Aside

Root Cause

Human error is never a root cause, but systems can always be improved upon and made to be more resilient.

When analysing an incident or problem, it can be tempting to use human error as a root cause. If we dig in deeper, though, what appears to be human error is caused by an underlying failure of process or environment. How can that be? Here are some possibilities:

– A fragile, poorly instrumented, or overly complex system can cause humans to make mistakes

– A process that doesn’t take into account human needs, such as sleep, context or skill can also cause humans to make mistakes

– A process of hiring and training operators may be broken, allowing the wrong operators into the environment.

Furthermore, “root cause” itself is a problematic statement, as there is rarely a single issue that leads to errors and incidents.
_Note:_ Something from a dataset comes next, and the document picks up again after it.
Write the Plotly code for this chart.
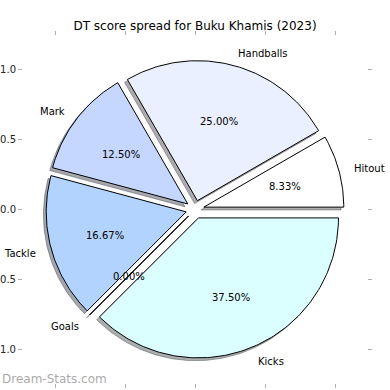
import numpy as np
import plotly.graph_objects as go

# ---- data ----
categories = ["Hitout", "Handballs", "Mark", "Tackle", "Goals", "Kicks"]
values = [2, 6, 3, 4, 0, 9]
colors = ["#FFFFFF", "#EAF0FF", "#C5D7FF", "#B3D3FF", "#B0D0FF", "#DBFFFF"]
explode = [0.065, 0.065, 0.065, 0.065, 0.065, 0.065]
title = "DT score spread for Buku Khamis (2023)"
tick_vals = [-1.0, -0.5, 0.0, 0.5, 1.0]
tick_text = ["\u22121.0", "\u22120.5", "0.0", "0.5", "1.0"]
watermark = "Dream-Stats.com"

FONT = "DejaVu Sans"
radius = 1.0
label_dist = 1.1
pct_dist = 0.6
shadow_off = (-0.02, -0.02)

total = float(sum(values))
wedges = []
start = 0.0
for cat, v, col, ex in zip(categories, values, colors, explode):
    span = 360.0 * v / total
    t1, t2 = start, start + span
    mid = np.deg2rad((t1 + t2) / 2.0)
    ox, oy = ex * radius * np.cos(mid), ex * radius * np.sin(mid)
    n = max(2, int(span) + 2)
    th = np.deg2rad(np.linspace(t1, t2, n))
    xs = np.concatenate([[ox], ox + radius * np.cos(th), [ox]])
    ys = np.concatenate([[oy], oy + radius * np.sin(th), [oy]])
    wedges.append(dict(cat=cat, v=v, col=col, xs=xs, ys=ys, mid=mid, ox=ox, oy=oy))
    start = t2


def shadow_color(hexcol):
    h = hexcol.lstrip("#")
    r, g, b = (int(h[i:i + 2], 16) for i in (0, 2, 4))
    return f"rgba({r*0.3:.0f},{g*0.3:.0f},{b*0.3:.0f},0.45)"


fig = go.Figure()
# shadows (beneath every wedge)
for w in wedges:
    sc = shadow_color(w["col"])
    fig.add_trace(go.Scatter(
        x=w["xs"] + shadow_off[0], y=w["ys"] + shadow_off[1], mode="lines",
        fill="toself", fillcolor=sc, line=dict(color=sc, width=1),
        hoverinfo="skip", showlegend=False))
# wedges
for w in wedges:
    fig.add_trace(go.Scatter(
        x=w["xs"], y=w["ys"], mode="lines", fill="toself",
        fillcolor=w["col"], line=dict(color="black", width=1),
        name=w["cat"], showlegend=False))

annotations = []
for w in wedges:
    lx = w["ox"] + label_dist * radius * np.cos(w["mid"])
    ly = w["oy"] + label_dist * radius * np.sin(w["mid"])
    annotations.append(dict(
        x=lx, y=ly, xref="x", yref="y", text=w["cat"], showarrow=False,
        xanchor="left" if lx > 0 else "right", yanchor="middle", yshift=-1.5,
        font=dict(family=FONT, size=10, color="black"), borderpad=0))
    px = w["ox"] + pct_dist * radius * np.cos(w["mid"])
    py = w["oy"] + pct_dist * radius * np.sin(w["mid"])
    annotations.append(dict(
        x=px, y=py, xref="x", yref="y", text=f"{100*w['v']/total:.2f}%",
        showarrow=False, xanchor="center", yanchor="middle", yshift=-1.5,
        font=dict(family=FONT, size=10, color="black"), borderpad=0))

annotations.append(dict(
    x=0, y=0.012, xref="paper", yref="paper", xshift=-23, text=watermark,
    showarrow=False, xanchor="left", yanchor="middle",
    font=dict(family=FONT, size=12, color="rgba(130,130,130,0.7)")))

W, H = 390, 390
ml, mr, mt, mb = 23, 23, 36, 7
pxu = 140.0
xr = (W - ml - mr) / (2 * pxu)
yr = (H - mt - mb) / (2 * pxu)

axis_common = dict(
    showgrid=False, zeroline=False, showline=False, ticks="outside",
    ticklen=4, tickwidth=1, tickcolor="#b0b0b0", mirror="ticks",
    tickvals=tick_vals, ticktext=tick_text, automargin=False,
    tickfont=dict(family=FONT, size=10, color="#222222"))

fig.update_layout(
    width=W, height=H, autosize=False,
    margin=dict(l=ml, r=mr, t=mt, b=mb),
    paper_bgcolor="white", plot_bgcolor="white",
    title=dict(text=title, x=0.5, xref="paper", y=1 - 25.5 / H,
               yanchor="middle", xanchor="center",
               font=dict(family=FONT, size=12, color="black")),
    xaxis=dict(range=[-xr, xr], **axis_common),
    yaxis=dict(range=[-yr, yr], **axis_common),
    annotations=annotations,
    showlegend=False,
)

fig.write_html(
    "out.html",
    config={"displayModeBar": False},
    post_script="document.body.style.margin='0';document.body.style.padding='0';",
)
Complex systems lead to complex failures, and adding humans into the mix complicates things further. Instead of thinking in terms of root cause, I suggest you consider a list of contributing factors, prioritised by risk and impact.

Aside

Why MTTR Over MTBF?

Being able to recover quickly from failure is more important than having failures less often. This is in part due to the increased complexity of failures today.

When you create a system that rarely breaks, you create a system that is inherently fragile. Will your team be ready to do repairs when the system does fail? Will it even know what to do? Systems that have frequent failures that are controlled and mitigated such that their impact is negligible have teams that know what to do when things go sideways. Processes are well documented and honed, and automated remediation becomes actually useful rather than hiding in the dark corners of your system.

While I’m definitely not saying failure should be an acceptable condition, I’m positing that since failure will happen, it’s just as important (or in some cases more important) to spend time and energy on your response to failure rather than trying to prevent it.